I need help optimizing an implementation of a function to compute the normal probability density function of a vector of n values. This is for use in a mex call from Matlab, so basically my goal is for the IPP-implemented version of the function to be faster than Matlab's "normpdf" toolbox function.
I have an implementation working that uses ippsSub, not in place, and then ippsSqr, ippsMulC, ippsExp, and ippsDiv, all in place. I get the values in from Matlab -- I don't copy them -- then I use a Mathworks provided call for allocating an output array, then call the not-inplace subtraction from the input to the output buffer, and then do the rest of the arithmetic operations in place on the output buffer.
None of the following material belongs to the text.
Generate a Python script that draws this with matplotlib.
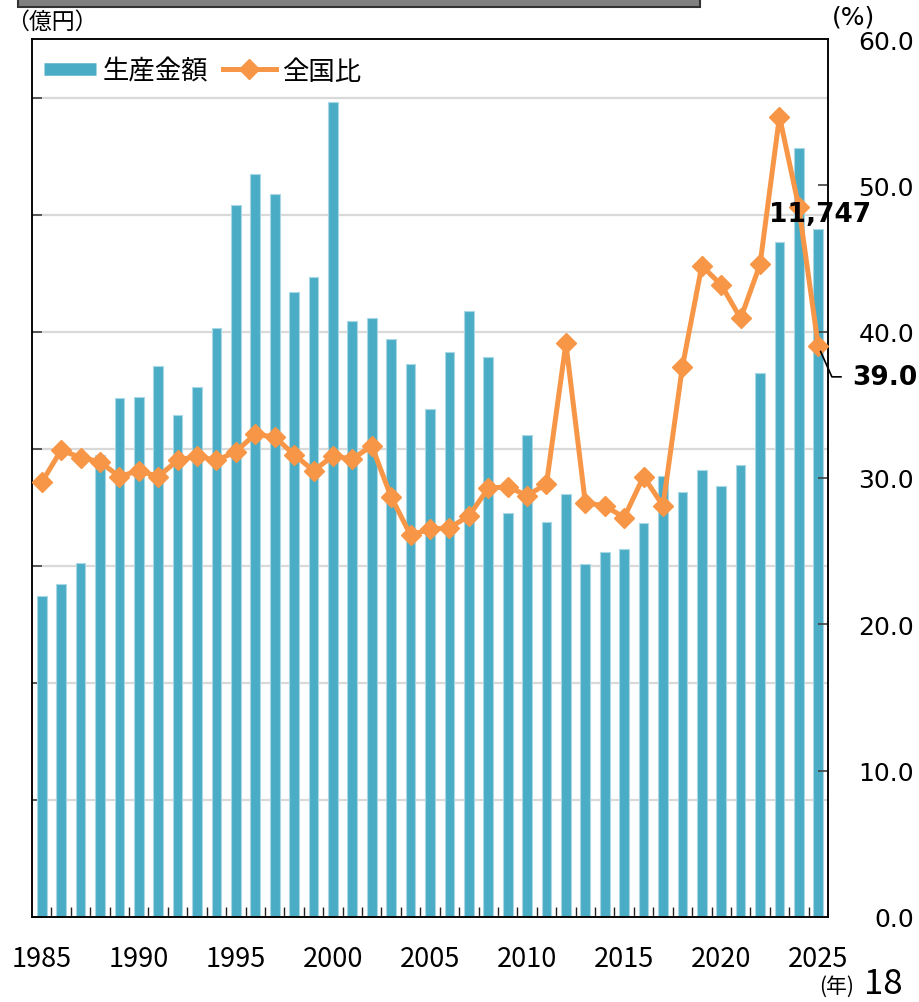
import numpy as np
import matplotlib
matplotlib.use('Agg')
import matplotlib.pyplot as plt
from matplotlib.lines import Line2D
from matplotlib.patches import Rectangle

plt.rcParams['font.family'] = ['DejaVu Sans', 'Noto Sans CJK JP']

# ---------------------------------------------------------------------------
# Data
# ---------------------------------------------------------------------------
years = list(range(1985, 2026))

# 生産金額 (億円)
amounts = [5490, 5690, 6050, 7900, 8870, 8890, 9420, 8580, 9060, 10070,
           12170, 12700, 12360, 10670, 10930, 13930, 10190, 10240, 9870, 9440,
           8680, 9650, 10350, 9560, 6900, 8240, 6750, 7230, 6030, 6230,
           6280, 6730, 7530, 7260, 7630, 7360, 7730, 9300, 11530, 13130,
           11747]

# 全国比 (%)
shares = [29.7, 31.9, 31.4, 31.1, 30.1, 30.5, 30.1, 31.2, 31.5, 31.2,
          31.8, 33.0, 32.8, 31.6, 30.5, 31.5, 31.3, 32.2, 28.7, 26.1,
          26.5, 26.6, 27.4, 29.3, 29.4, 28.8, 29.6, 39.2, 28.3, 28.1,
          27.3, 30.1, 28.1, 37.6, 44.5, 43.2, 40.9, 44.6, 54.7, 48.5,
          39.0]

left_ticks = list(range(0, 15000, 2000))
right_ticks = [0, 10, 20, 30, 40, 50, 60]
right_labels = ['0.0', '10.0', '20.0', '30.0', '40.0', '50.0', '60.0']
year_ticks = list(range(1985, 2026, 5))

BLUE = '#4bacc6'
ORANGE = '#f79646'
CJK = 'Noto Sans CJK JP'

# ---------------------------------------------------------------------------
# Plot
# ---------------------------------------------------------------------------
fig = plt.figure(figsize=(9.2, 10.03), dpi=100)
ax = fig.add_axes([32 / 920, 1 - 918 / 1003, 796 / 920, 878 / 1003])
ax2 = ax.twinx()

ax.bar(years, amounts, width=0.5, color=BLUE, edgecolor='#a8d8e6',
       linewidth=0.8, zorder=2)
ax.set_ylim(0, 15000)
ax.set_xlim(1984.5, 2025.5)
ax.set_yticks(left_ticks)
ax.set_yticklabels([])
ax.yaxis.grid(True, color='#d9d9d9', linewidth=1.6, zorder=0)
ax.set_axisbelow(True)
ax.tick_params(axis='y', direction='in', length=7, width=1.2,
               color='#404040', left=True, right=False)

ax.set_xticks(year_ticks)
ax.set_xticklabels([str(y) for y in year_ticks], family=CJK, fontsize=19.5)
ax.set_xticks(np.arange(1985.5, 2025, 1), minor=True)
ax.tick_params(axis='x', which='major', length=0, pad=20)
ax.tick_params(axis='x', which='minor', direction='in', length=7,
               width=1.0, color='#222222')

ax2.plot(years, shares, color=ORANGE, lw=3.6, marker='D', ms=10.5,
         mec=ORANGE, mfc=ORANGE, zorder=3)
ax2.set_ylim(0, 60)
ax2.set_yticks(right_ticks)
ax2.set_yticklabels(right_labels, fontsize=18)
ax2.tick_params(axis='y', direction='in', length=7, width=1.2,
                color='#404040', pad=62)
for lab in ax2.get_yticklabels():
    lab.set_horizontalalignment('right')

for a in (ax, ax2):
    for sp in a.spines.values():
        sp.set_color('black')
        sp.set_linewidth(1.1)

# value labels (on ax2 so they sit above the line)
ax2.annotate(f'{amounts[-1]:,}', xy=(years[-1], amounts[-1]),
             xycoords=ax.transData, xytext=(1, 2),
             textcoords='offset points', ha='center', va='bottom',
             fontsize=19, fontweight='bold', annotation_clip=False,
             zorder=5)
ax2.annotate(f'{shares[-1]:.1f}', xy=(years[-1], shares[-1]),
             xytext=(24.5, -22), textcoords='offset points', ha='left',
             va='center', fontsize=19, fontweight='bold',
             annotation_clip=False, zorder=5,
             arrowprops=dict(arrowstyle='-', color='black', lw=1.2,
                             shrinkA=6, shrinkB=4, relpos=(0, 0.5),
                             connectionstyle='angle,angleA=0,angleB=-66'))

# legend
handles = [Line2D([], [], color=BLUE, lw=9, solid_capstyle='butt'),
           Line2D([], [], color=ORANGE, lw=3.6, marker='D', ms=10.5)]
ax.legend(handles, ['生産金額', '全国比'], loc='upper left', ncol=2,
          frameon=False, prop={'family': CJK, 'size': 19},
          bbox_to_anchor=(1 / 796, 1 - 8 / 878), borderaxespad=0,
          handlelength=2.0, handletextpad=0.25, columnspacing=0.55)

# axis unit labels
fig.text(6 / 920, 1 - 22 / 1003, '（億円）', family=CJK, fontsize=16.5,
         ha='left', va='center')
fig.text(832 / 920, 1 - 18 / 1003, '(%)', fontsize=18, ha='left',
         va='center')
fig.text(819 / 920, 1 - 987 / 1003, '(年)', family=CJK, fontsize=15,
         ha='left', va='center')
fig.text(864 / 920, 1 / 1003, '18', family=CJK, fontsize=25, ha='left',
         va='bottom')

# decorative bar at the top
fig.patches.append(Rectangle((18 / 920, 1 - 8 / 1003), 682 / 920, 12 / 1003,
                             transform=fig.transFigure, facecolor='#808080',
                             edgecolor='#333333', lw=1.5))

fig.savefig('out.png', dpi=100)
The above results in an implementation that is faster than Matlab if n is less than about a million for single precision data. Above a million Matlab becomes consistently faster than my implementation. To me this doesn't make sense. If anything I would think this IPP-based implementation I am describing would be slower for small n's and faster for high n's. Can anyone explain the behavior I'm seeing? or provide suggestions for optimizations I can make?
Also, in the IPP "Reference Manual, Volume 1: Signal Processing" from March 2009, I see that there used to be a call in the "Speech Recognition Functions" section called ippsExpNegSqr, but it doesn't seem to be around any more. What happened to this function?